**WHAT YOU HAVE TO DO**
Reproduce, character for character, the lines below from the first through the one with "44.3, 44.1, 44.0]". Leave pictures out.

**DATA BLOCK**
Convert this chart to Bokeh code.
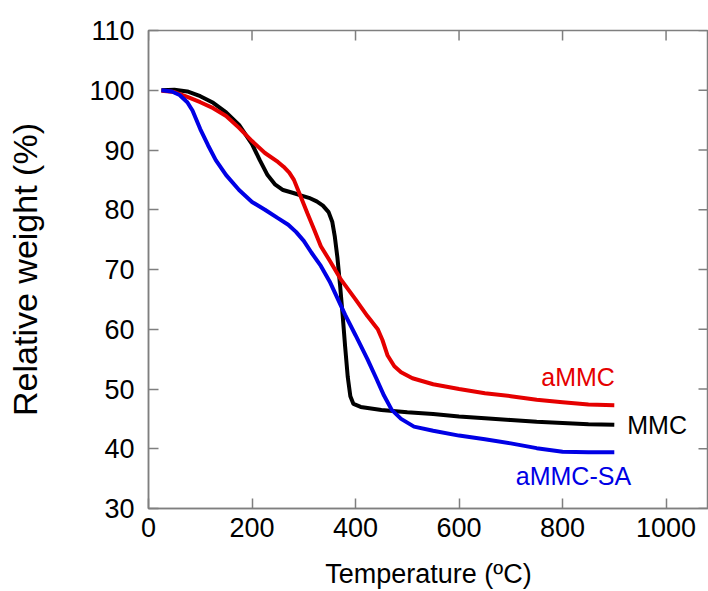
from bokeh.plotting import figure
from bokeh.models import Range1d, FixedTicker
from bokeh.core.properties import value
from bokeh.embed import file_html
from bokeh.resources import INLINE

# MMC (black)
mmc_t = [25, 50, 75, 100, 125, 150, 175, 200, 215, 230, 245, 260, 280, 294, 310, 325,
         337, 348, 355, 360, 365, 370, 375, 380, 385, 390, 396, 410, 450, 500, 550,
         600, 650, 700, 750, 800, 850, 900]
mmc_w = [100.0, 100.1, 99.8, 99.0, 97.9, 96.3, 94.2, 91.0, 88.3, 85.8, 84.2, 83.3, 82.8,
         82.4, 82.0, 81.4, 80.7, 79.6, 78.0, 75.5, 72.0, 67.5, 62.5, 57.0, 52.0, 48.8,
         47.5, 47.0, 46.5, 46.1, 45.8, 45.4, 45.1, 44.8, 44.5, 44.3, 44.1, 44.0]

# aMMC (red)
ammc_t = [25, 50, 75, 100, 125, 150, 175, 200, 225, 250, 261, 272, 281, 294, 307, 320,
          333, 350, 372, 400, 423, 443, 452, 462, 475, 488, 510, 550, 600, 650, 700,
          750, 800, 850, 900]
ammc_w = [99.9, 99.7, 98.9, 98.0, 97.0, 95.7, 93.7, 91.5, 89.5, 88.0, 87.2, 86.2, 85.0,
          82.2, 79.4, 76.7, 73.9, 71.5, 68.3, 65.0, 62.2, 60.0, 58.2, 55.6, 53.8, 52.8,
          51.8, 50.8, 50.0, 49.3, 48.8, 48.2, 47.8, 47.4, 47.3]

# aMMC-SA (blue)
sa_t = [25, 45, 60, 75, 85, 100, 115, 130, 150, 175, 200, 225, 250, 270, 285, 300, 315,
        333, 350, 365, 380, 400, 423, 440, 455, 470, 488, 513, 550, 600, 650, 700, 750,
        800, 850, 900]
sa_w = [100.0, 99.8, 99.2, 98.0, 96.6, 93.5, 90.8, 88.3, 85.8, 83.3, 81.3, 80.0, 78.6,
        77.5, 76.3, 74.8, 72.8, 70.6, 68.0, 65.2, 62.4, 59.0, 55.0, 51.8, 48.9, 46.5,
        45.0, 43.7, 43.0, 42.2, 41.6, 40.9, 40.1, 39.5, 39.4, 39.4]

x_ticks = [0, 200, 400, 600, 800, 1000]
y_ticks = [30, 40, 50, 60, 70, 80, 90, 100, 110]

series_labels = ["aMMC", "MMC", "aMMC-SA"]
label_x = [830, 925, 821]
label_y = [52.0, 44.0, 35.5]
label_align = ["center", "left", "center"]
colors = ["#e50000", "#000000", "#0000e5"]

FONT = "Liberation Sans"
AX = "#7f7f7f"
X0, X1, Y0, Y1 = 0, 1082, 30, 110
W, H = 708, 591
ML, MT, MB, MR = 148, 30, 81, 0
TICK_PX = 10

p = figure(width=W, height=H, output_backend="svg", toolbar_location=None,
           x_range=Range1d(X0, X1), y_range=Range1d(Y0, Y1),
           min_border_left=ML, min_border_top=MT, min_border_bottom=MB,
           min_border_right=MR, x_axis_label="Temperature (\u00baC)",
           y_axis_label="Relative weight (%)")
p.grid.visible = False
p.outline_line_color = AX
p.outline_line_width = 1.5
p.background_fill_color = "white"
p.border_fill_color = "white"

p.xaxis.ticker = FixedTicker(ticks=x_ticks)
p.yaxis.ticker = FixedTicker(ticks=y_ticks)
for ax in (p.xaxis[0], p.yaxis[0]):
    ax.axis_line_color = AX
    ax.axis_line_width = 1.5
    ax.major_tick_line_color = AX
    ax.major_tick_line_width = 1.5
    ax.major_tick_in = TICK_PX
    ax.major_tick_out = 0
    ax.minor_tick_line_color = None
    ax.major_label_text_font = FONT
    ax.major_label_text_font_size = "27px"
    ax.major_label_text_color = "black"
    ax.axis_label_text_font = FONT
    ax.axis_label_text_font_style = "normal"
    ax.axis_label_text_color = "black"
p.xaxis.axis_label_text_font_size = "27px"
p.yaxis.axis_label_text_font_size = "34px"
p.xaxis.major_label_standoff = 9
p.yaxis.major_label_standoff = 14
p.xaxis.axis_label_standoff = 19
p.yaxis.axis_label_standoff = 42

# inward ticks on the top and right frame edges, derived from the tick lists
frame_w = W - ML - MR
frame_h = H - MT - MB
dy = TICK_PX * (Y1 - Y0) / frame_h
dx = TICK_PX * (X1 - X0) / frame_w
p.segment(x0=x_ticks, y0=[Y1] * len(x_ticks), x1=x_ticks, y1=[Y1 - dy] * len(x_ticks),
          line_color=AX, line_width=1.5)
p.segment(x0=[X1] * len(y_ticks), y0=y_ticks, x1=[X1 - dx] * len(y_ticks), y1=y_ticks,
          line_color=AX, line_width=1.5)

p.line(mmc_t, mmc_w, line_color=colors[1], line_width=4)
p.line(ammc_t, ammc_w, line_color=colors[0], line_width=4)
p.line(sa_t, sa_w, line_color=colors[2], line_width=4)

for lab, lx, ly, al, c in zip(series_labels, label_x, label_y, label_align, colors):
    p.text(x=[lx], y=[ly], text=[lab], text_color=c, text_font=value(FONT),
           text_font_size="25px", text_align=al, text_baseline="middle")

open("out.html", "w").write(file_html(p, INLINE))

**SOLUTION BELOW**
Convert this chart to Bokeh code.
from bokeh.plotting import figure
from bokeh.models import Range1d, FixedTicker
from bokeh.core.properties import value
from bokeh.embed import file_html
from bokeh.resources import INLINE

# MMC (black)
mmc_t = [25, 50, 75, 100, 125, 150, 175, 200, 215, 230, 245, 260, 280, 294, 310, 325,
         337, 348, 355, 360, 365, 370, 375, 380, 385, 390, 396, 410, 450, 500, 550,
         600, 650, 700, 750, 800, 850, 900]
mmc_w = [100.0, 100.1, 99.8, 99.0, 97.9, 96.3, 94.2, 91.0, 88.3, 85.8, 84.2, 83.3, 82.8,
         82.4, 82.0, 81.4, 80.7, 79.6, 78.0, 75.5, 72.0, 67.5, 62.5, 57.0, 52.0, 48.8,
         47.5, 47.0, 46.5, 46.1, 45.8, 45.4, 45.1, 44.8, 44.5, 44.3, 44.1, 44.0]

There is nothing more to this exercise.